Mard-i Imruz
- Type: Weekly newspaper
- Owner: Mohammad Masud
- Founded: 20 August 1942
- Ceased publication: 14 February 1948
- Language: Persian
- Headquarters: Tehran
- Country: Iran

= Mard-i Imruz =

Iranian weekly newspaper (1942–1948)

Mard-i Imruz (مرد امروز) was a Persian language weekly newspaper which was in circulation between 1942 and 1948. It was based in Tehran, Iran. The paper was among the opposition publications of the period.

== History and profile ==
Mard-i Imruz was established by Mohammad Masud, who held the newspaper's licence. Its first issue appeared on 20 August 1942. The paper was based in Tehran. It was frequently banned because of its critical stance toward the Iranian government and because of accusations that it engaged in blackmail against wealthy individuals. One of its contributors was Hossein Fatemi, who later became foreign minister. The newspaper also made regular use of political cartoons to express opposition to the authorities.

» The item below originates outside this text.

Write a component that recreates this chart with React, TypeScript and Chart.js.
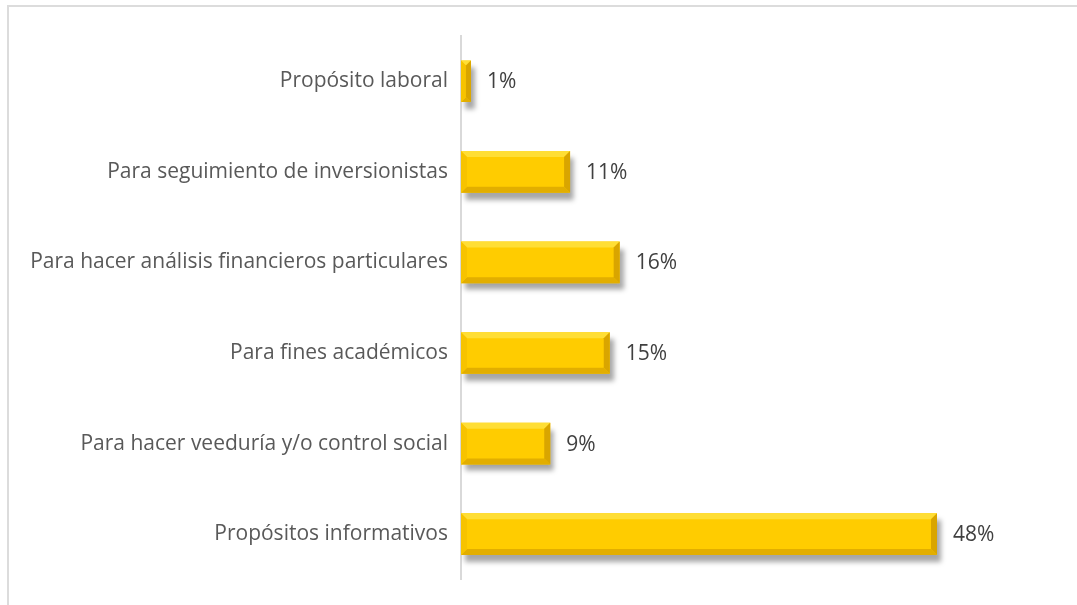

In 1943, Mard-i Imruz became the official organ of the Paikar Party and was involved in the formation of the Independent Front in 1944. Its license was revoked in October 1945 and restored in April 1946. After that, the paper stopped its attacks on the authorities for a period, until March 1947, when its sharp criticism resumed. Masud was then arrested, and Mard-i Imruz was suspended for two weeks.

In October 1947, Masud publicly argued in the newspaper that Prime Minister Ahmad Qavam should be killed because of the oil concession agreement with the Soviet Union. Mard-i Imruz ceased publication on 14 February 1948, the day after Mohammad Masud was assassinated.

==Legacy==
Hossein Fatemi launched his daily newspaper, Bakhtar-e Emruz, to succeed Mard-i Imruz.